Considerations of this nature are very important aids to the judgment; and when a statement is made claiming our assent, we should endeavour to reduce it to some consequence which can be immediately compared with, and tried by, these or like compact and never-failing truths. If incompatibility appears, then we have reason to suspend our conclusion, however attractive to the imagination the proposition may be, and pursue the inquiry further, until accordance is obtained; it must be a most uneducated and presumptuous mind that can at once consent to cast off the tried truth and accept in its place the mere loud assertion. We should endeavour to separate the points before us, and concentrate each, so as to evolve a clear type idea of the ruling fltct and its consequences; looking at the matter on every side, with the great purpose of distinguishing the constituent reality, and recognizing it under every variety of aspect.

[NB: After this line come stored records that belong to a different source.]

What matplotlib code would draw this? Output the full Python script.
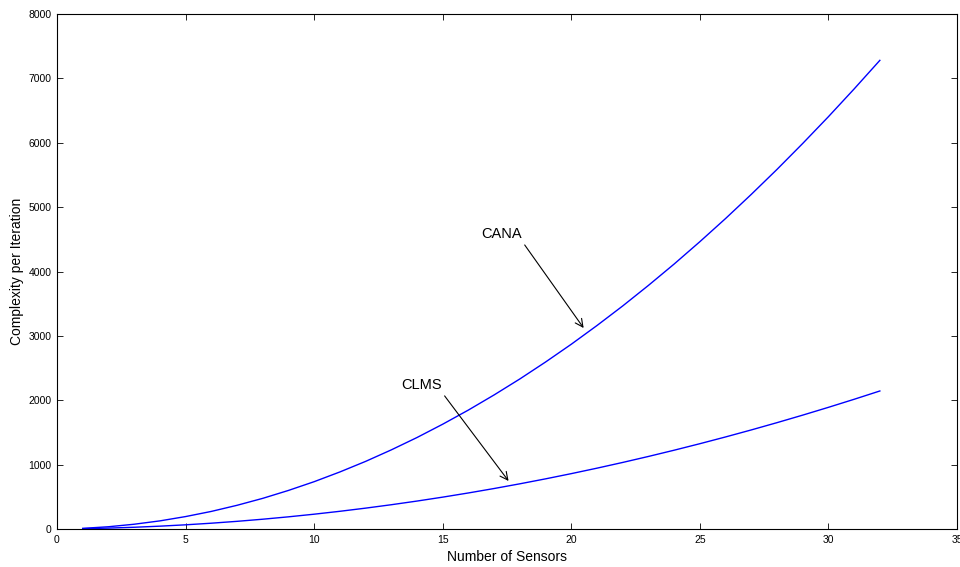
import matplotlib
matplotlib.use("Agg")
import matplotlib.pyplot as plt

plt.rcParams['font.family'] = ['Liberation Sans', 'DejaVu Sans']

# Number of sensors
sensors = list(range(1, 33))

# Complexity per iteration for each algorithm
cana = [10, 35, 74, 126, 193, 273, 368, 476, 599, 735, 886, 1050, 1229, 1421,
        1628, 1848, 2083, 2331, 2594, 2870, 3161, 3465, 3784, 4116, 4463, 4823,
        5198, 5586, 5989, 6405, 6836, 7280]
clms = [5, 14, 27, 44, 65, 90, 119, 152, 189, 230, 275, 324, 377, 434, 495,
        560, 629, 702, 779, 860, 945, 1034, 1127, 1224, 1325, 1430, 1539, 1652,
        1769, 1890, 2015, 2144]

x_ticks = [0, 5, 10, 15, 20, 25, 30, 35]
y_ticks = [0, 1000, 2000, 3000, 4000, 5000, 6000, 7000, 8000]

fig = plt.figure(figsize=(9.6, 5.67), dpi=100)
ax = fig.add_axes([57 / 960, 38 / 567, 900 / 960, 515 / 567])

ax.plot(sensors, cana, color='#0000ff', lw=1.0)
ax.plot(sensors, clms, color='#0000ff', lw=1.0)

ax.set_xlim(0, 35)
ax.set_ylim(0, 8000)
ax.set_xticks(x_ticks)
ax.set_yticks(y_ticks)
ax.tick_params(direction='in', top=True, right=True, length=4, width=0.6,
               labelsize=7.5, pad=4)
for sp in ax.spines.values():
    sp.set_linewidth(0.8)

ax.set_xlabel('Number of Sensors', fontsize=10, labelpad=4)
ax.set_ylabel('Complexity per Iteration', fontsize=10, labelpad=3)

arrow = dict(arrowstyle='->', color='black', lw=0.8, relpos=(1.0, 0.0),
             mutation_scale=14, shrinkA=1, shrinkB=0)
ax.annotate('CANA', xy=(20.48, 3122), xytext=(17.29, 4582),
            ha='center', va='center', fontsize=10.5, arrowprops=arrow)
ax.annotate('CLMS', xy=(17.56, 746), xytext=(14.17, 2237),
            ha='center', va='center', fontsize=10.5, arrowprops=arrow)

fig.savefig('out.png', dpi=100)
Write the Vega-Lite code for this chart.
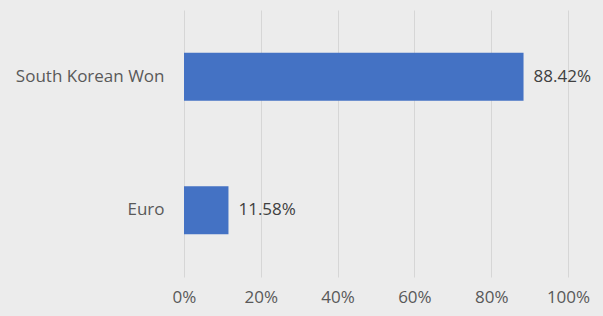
{
  "$schema": "https://vega.github.io/schema/vega-lite/v6.json",
  "width": 384,
  "height": 267,
  "autosize": "none",
  "padding": {"left": 184, "top": 10, "right": 35, "bottom": 39},
  "background": "#ececec",
  "data": {"values": [
    {"currency": "South Korean Won", "share": 0.8842, "label": "88.42%"},
    {"currency": "Euro", "share": 0.1158, "label": "11.58%"}
  ]},
  "config": {
    "view": {"stroke": null},
    "font": "Open Sans",
    "axis": {"labelFont": "Open Sans", "labelFontSize": 17, "labelColor": "#595959", "domain": false, "ticks": false, "title": null}
  },
  "encoding": {
    "y": {"field": "currency", "type": "nominal", "sort": ["South Korean Won", "Euro"],
      "scale": {"paddingInner": 0.64, "paddingOuter": 0.32},
      "axis": {"labelPadding": 20, "grid": false}},
    "x": {"field": "share", "type": "quantitative",
      "scale": {"domain": [0, 1], "nice": false},
      "axis": {"format": ".0%", "values": [0, 0.2, 0.4, 0.6, 0.8, 1], "grid": true, "gridColor": "#d6d6d6", "gridWidth": 1, "labelPadding": 12, "labelFlush": false}}
  },
  "layer": [
    {"mark": {"type": "bar", "color": "#4472c4"}},
    {"mark": {"type": "text", "align": "left", "dx": 10, "fontSize": 17, "color": "#404040", "font": "Open Sans"},
      "encoding": {"text": {"field": "label"}}}
  ]
}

In like manner we should accustom ourselves to clear and definite language, especially in physical matters; giving to a word its true and full, but measured meaning, that we may be able to convey our ideas clearly to the minds of others. Two persons cannot mutually impart their knowledge, or compare and rectify their conclusions, unless both attend to the true intent and force of language. If by such words as attraction, electricity, polarity, atom, they imply different things, they may discuss facts, deny results, and doubt consequences for an indefinite time without any advantageous progress. I hold it as a great point in self-education that the student should be continually engaged in forming exact ideas, and in expressing them clearly by language. Such practice insensibly opposes any tendency to exaggeration or mistake, and increases the sense and love of truth in every part of life.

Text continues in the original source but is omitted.